Issue: Both inputs have no associated <label> element. Placeholder text is not a label — it disappears when the user types, leaving them with no visible indication of what the field expects. Screen readers announce placeholder text as a hint, not as the field’s persistent label.
Remediation: Add explicit <label for="address">Your address</label> before each input, and add matching id attributes to the inputs. Keep placeholder text as supplementary guidance only, never as the sole label.
Issue: #767676 on #ffffff = 4.48:1 contrast ratio. WCAG 2.2 AA requires 4.5:1 for normal text. This technically fails by 0.02:1 — a marginal failure, but a failure nonetheless. Near-fail values are particularly important to flag because they may render on some displays or in some colour modes at lower actual contrast.
Remediation: Darken the text colour to #696969 (4.8:1) or #666666 (5.74:1) on #ffffff to achieve a comfortable pass. Avoid values that only just scrape over the threshold — aim for 5:1 or better for body-weight text.
Issue 5a (SC 2.4.3): When the modal dialog opens, focus is not moved into it.

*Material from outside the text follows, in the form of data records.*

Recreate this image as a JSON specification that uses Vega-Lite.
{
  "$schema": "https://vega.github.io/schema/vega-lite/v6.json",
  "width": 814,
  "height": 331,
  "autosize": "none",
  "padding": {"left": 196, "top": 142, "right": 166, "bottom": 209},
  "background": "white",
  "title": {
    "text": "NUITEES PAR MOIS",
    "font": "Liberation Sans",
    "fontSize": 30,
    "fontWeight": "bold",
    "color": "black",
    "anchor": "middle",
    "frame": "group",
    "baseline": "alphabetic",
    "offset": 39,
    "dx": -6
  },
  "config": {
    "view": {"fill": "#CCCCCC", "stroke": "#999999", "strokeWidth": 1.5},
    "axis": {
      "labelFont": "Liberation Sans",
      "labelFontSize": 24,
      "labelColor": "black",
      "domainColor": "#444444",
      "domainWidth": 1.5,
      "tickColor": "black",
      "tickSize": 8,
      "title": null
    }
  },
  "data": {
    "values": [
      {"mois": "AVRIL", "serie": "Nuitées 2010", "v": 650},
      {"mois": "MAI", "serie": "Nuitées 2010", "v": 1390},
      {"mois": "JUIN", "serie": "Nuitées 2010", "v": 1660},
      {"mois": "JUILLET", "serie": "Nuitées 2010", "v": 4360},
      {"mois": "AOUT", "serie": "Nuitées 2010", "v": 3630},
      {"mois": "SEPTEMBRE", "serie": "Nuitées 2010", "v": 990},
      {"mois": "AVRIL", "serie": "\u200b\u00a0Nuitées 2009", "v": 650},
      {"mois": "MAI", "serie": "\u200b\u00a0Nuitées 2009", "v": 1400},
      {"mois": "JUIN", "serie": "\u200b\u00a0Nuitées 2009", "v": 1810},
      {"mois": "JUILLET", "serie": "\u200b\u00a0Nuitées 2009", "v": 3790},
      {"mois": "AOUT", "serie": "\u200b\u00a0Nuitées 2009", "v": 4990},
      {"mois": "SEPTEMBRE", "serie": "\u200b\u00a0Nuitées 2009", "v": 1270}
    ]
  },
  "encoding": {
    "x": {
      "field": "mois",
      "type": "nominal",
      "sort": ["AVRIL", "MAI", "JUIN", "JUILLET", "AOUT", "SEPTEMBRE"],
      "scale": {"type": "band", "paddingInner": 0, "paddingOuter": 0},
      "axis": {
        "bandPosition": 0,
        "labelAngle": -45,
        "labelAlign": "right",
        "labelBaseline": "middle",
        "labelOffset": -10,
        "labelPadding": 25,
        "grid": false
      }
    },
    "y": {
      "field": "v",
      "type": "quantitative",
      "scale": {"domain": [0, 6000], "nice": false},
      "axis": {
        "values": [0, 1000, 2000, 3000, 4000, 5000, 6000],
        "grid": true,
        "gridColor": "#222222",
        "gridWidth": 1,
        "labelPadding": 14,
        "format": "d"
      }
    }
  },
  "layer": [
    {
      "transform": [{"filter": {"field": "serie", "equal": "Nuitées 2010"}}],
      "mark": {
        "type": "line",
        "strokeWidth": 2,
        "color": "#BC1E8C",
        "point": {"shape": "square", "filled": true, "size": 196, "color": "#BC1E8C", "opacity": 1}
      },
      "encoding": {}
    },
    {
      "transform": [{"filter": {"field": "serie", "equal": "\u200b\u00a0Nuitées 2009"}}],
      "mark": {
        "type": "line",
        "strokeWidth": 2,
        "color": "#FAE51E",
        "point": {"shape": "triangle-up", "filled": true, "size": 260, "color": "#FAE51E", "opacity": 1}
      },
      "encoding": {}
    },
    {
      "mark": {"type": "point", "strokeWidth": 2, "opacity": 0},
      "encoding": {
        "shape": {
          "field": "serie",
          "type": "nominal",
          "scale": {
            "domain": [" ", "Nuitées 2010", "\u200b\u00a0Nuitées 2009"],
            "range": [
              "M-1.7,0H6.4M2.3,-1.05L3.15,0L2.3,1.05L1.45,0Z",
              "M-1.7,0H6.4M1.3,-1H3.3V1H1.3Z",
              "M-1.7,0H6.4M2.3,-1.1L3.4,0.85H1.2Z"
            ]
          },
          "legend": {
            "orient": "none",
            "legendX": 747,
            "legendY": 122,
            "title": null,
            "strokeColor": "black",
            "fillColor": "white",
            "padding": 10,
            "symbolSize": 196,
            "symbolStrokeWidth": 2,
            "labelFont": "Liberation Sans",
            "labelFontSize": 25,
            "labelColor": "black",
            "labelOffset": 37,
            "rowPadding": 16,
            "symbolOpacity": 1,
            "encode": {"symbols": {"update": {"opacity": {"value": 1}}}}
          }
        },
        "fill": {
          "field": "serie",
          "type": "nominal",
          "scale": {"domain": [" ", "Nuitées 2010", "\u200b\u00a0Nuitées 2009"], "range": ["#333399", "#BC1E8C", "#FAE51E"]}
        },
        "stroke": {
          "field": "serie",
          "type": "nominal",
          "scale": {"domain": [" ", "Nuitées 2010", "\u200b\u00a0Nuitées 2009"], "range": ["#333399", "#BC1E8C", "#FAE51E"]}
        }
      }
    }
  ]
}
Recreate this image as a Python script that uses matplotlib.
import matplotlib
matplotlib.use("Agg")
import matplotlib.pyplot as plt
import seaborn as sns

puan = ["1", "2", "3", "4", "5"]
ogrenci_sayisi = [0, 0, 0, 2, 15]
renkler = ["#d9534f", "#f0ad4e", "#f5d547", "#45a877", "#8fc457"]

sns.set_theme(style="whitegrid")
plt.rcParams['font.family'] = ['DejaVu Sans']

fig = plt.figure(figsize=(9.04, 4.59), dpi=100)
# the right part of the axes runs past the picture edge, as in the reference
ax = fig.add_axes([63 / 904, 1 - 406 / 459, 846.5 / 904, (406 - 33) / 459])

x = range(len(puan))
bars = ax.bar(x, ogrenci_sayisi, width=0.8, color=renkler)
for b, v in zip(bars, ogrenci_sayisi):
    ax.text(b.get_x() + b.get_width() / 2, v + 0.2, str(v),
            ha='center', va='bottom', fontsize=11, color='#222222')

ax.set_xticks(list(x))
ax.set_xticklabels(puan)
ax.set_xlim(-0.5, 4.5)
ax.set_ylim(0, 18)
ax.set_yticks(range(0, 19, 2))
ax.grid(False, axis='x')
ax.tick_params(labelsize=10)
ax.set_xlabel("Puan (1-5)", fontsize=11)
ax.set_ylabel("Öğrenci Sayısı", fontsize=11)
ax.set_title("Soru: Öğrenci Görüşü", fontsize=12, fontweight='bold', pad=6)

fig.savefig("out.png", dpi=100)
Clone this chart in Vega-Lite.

Focus remains on the button that opened it. Keyboard users Tab away from the button and navigate through background content — they cannot interact with the modal unless they discover it by chance.
Issue 5b (SC 2.1.2): The modal has no Escape key handler. Keyboard users cannot dismiss the dialog. The dialog element has tabindex="-1" (correct) but no programmatic focus shift on open, and no keyboard containment within the dialog while it is open.
Remediation: On modal open: call dialog.focus() or focus the first interactive element within it. Constrain Tab/Shift+Tab within the dialog while it is open. Add keydown handler for Escape to close and return focus to the originating button. Implement per the ARIA Authoring Practices Guide Dialog Pattern.
Issue: The logo is a linked image with alt="". An empty alt on a linked image removes all accessible name from the link. Screen readers announce “link” with no destination or purpose. Keyboard users cannot determine where the link leads.
Remediation: Change to alt="Rātonga NZ — home page". For a logo link this is the correct pattern: the alt describes the link destination, not the image aesthetics.
Issue: No skip navigation link exists before the main navigation. Keyboard and screen reader users must Tab through all navigation items on every page load before reaching main content. On a site with a 20-item nav, this is a significant interaction burden.
Remediation: Add <a href="#main-content" class="skip-link">Skip to main content</a> as the very first element inside <body>. Style it to be visually hidden until focused (not display:none which removes it from tab order). Ensure #main-content exists as an id on the main landmark.